(WHAT NEEDS TO BE DONE) Using the records that follow, copy every line containing the word "diagram".

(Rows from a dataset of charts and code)
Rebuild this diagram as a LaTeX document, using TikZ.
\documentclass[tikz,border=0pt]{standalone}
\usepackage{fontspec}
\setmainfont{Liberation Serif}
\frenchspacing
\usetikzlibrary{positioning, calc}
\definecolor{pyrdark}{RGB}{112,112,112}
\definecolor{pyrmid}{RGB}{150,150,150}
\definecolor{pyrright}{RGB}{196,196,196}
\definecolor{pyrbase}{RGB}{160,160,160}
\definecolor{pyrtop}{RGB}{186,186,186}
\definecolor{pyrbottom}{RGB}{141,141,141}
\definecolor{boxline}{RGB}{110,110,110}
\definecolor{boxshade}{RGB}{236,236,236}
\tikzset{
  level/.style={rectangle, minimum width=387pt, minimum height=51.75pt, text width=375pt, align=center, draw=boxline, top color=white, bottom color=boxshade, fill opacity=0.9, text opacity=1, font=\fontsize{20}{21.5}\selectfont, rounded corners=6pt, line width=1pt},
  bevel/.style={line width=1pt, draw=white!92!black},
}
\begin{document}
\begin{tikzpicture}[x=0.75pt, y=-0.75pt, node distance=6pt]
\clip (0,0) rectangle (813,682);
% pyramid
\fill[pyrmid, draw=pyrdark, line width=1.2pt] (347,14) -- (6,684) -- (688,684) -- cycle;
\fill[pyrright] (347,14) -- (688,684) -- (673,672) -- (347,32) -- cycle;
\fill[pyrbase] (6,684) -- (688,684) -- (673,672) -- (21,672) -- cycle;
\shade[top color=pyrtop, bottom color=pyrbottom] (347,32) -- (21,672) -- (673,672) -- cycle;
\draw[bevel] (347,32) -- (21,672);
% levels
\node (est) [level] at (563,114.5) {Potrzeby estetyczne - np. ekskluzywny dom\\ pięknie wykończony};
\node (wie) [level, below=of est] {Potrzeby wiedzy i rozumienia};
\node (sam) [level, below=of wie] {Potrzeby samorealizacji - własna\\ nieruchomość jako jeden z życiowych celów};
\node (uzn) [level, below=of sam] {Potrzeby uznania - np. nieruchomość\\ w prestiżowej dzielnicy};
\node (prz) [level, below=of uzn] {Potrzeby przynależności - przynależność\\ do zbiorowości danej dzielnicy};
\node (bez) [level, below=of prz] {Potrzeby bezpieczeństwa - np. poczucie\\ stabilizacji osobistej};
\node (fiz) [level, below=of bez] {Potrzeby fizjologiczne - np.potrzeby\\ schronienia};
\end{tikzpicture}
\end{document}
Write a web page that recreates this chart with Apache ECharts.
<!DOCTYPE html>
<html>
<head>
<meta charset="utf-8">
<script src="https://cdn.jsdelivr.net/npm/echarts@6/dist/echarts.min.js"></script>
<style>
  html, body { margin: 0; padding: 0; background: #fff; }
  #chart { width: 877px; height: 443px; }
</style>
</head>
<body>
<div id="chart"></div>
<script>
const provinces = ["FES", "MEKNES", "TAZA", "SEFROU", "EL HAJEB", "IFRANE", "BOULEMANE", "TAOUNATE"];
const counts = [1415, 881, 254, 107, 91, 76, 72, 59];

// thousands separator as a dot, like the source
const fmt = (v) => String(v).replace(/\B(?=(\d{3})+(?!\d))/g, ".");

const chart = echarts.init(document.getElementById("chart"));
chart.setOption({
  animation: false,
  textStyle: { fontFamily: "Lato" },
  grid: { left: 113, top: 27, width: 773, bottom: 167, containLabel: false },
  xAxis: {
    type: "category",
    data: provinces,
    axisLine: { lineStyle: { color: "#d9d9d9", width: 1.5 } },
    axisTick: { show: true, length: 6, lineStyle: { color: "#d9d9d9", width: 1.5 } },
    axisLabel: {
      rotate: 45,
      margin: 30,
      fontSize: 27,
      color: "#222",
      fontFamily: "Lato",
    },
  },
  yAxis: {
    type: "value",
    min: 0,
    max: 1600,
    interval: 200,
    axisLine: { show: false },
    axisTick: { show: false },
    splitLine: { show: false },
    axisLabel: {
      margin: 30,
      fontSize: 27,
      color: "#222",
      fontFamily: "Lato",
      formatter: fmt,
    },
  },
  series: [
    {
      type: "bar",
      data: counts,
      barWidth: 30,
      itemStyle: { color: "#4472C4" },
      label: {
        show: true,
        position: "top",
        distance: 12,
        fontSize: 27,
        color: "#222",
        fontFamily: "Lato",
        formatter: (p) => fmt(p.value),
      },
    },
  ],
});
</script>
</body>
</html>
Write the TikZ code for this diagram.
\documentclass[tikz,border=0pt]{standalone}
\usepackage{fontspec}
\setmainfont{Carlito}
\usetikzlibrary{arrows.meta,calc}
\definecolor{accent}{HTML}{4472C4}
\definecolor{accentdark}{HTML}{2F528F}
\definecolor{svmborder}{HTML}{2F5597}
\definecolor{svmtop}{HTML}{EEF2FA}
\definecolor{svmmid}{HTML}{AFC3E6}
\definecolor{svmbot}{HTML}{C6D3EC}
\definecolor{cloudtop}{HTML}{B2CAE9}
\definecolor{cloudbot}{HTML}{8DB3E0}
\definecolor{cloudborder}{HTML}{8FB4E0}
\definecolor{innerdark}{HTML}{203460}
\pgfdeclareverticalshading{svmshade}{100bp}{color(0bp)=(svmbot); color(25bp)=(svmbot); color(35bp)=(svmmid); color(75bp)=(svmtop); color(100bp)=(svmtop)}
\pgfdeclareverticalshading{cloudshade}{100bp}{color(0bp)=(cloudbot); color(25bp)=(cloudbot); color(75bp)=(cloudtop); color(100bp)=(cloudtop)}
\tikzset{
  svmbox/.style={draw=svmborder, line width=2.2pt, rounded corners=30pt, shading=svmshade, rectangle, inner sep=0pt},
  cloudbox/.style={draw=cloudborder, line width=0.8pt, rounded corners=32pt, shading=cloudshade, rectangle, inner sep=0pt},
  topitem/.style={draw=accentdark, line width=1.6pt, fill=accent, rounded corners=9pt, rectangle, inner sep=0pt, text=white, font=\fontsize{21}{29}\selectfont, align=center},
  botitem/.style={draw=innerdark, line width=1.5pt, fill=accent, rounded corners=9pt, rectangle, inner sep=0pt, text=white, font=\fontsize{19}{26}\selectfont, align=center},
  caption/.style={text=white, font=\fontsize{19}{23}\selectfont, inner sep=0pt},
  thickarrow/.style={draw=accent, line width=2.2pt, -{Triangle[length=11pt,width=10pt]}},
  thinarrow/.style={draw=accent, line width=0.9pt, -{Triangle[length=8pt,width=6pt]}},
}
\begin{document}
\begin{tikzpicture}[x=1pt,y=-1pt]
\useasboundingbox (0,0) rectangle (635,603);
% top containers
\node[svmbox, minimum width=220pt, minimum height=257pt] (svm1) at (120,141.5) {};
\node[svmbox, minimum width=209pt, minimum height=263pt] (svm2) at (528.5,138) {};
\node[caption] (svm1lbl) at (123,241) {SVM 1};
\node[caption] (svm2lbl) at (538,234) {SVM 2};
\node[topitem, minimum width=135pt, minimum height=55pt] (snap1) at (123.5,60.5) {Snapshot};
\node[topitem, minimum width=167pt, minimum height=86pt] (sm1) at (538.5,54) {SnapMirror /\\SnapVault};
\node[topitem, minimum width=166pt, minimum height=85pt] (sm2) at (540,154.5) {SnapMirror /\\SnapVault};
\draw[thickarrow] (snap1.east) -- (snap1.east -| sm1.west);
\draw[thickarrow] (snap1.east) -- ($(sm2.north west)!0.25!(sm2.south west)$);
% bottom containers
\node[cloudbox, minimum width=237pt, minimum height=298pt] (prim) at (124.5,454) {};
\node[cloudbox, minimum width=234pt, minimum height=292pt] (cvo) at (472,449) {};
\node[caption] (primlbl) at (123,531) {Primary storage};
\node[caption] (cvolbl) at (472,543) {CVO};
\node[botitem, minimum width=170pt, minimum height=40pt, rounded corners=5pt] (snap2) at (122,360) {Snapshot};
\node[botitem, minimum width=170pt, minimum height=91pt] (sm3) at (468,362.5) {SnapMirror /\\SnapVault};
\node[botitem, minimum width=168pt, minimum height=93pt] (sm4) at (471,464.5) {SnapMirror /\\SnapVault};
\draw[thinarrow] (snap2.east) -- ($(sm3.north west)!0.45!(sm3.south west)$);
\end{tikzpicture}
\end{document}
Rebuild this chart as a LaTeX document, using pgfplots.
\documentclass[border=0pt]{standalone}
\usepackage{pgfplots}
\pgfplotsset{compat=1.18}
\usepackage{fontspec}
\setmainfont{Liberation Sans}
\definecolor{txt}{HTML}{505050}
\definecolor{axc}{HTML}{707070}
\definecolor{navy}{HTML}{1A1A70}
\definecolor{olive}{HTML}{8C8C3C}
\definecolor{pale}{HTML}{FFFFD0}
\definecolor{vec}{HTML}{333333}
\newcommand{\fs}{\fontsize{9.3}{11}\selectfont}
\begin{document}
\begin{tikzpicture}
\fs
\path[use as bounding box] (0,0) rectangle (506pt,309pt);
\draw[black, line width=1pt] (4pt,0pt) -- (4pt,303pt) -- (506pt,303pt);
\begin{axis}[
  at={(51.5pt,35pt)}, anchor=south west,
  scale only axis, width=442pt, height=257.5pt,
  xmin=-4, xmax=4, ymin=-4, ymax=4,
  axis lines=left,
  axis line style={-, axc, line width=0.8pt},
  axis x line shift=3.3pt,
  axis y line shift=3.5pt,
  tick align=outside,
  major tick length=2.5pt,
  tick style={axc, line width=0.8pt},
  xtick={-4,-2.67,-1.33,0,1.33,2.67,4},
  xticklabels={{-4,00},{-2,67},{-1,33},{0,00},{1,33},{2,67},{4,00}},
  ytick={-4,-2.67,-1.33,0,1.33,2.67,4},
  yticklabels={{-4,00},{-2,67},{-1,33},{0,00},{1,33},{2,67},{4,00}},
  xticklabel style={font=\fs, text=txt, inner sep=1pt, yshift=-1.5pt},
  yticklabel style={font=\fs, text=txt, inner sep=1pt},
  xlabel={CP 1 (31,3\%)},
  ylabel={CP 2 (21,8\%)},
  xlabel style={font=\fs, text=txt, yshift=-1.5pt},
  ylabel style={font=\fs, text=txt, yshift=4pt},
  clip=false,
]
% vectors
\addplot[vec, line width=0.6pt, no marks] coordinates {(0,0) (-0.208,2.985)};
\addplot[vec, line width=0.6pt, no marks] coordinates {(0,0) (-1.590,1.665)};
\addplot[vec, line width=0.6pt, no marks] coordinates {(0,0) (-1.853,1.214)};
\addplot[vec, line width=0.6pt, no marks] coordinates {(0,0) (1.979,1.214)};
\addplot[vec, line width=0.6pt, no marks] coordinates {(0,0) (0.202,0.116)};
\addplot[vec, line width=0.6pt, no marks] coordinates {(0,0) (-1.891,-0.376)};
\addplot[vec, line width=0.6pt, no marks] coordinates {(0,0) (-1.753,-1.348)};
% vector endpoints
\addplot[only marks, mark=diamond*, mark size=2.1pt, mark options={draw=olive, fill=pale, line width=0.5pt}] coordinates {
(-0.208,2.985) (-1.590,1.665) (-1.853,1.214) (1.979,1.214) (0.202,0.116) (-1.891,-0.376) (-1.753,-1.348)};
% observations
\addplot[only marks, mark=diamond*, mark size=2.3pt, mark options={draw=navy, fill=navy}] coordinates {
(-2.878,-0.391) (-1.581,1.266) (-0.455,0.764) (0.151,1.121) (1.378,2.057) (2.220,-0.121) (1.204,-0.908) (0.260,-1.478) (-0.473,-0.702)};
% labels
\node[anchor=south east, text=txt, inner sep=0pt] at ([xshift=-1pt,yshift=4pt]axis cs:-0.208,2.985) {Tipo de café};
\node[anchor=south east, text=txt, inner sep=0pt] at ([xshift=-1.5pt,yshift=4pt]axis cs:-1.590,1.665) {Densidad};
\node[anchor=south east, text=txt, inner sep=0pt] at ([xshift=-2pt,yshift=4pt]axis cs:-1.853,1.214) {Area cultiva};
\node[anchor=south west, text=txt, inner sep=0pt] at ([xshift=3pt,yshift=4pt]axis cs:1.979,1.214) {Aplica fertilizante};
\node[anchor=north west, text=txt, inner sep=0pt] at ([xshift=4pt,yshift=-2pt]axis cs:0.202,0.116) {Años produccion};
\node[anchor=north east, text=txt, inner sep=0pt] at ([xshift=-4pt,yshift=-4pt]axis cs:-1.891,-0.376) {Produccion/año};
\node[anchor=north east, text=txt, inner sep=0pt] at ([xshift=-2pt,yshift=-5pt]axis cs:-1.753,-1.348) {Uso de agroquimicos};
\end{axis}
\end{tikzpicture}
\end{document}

(EXERCISE ANSWER)
Rebuild this diagram as a LaTeX document, using TikZ.
Write the TikZ code for this diagram.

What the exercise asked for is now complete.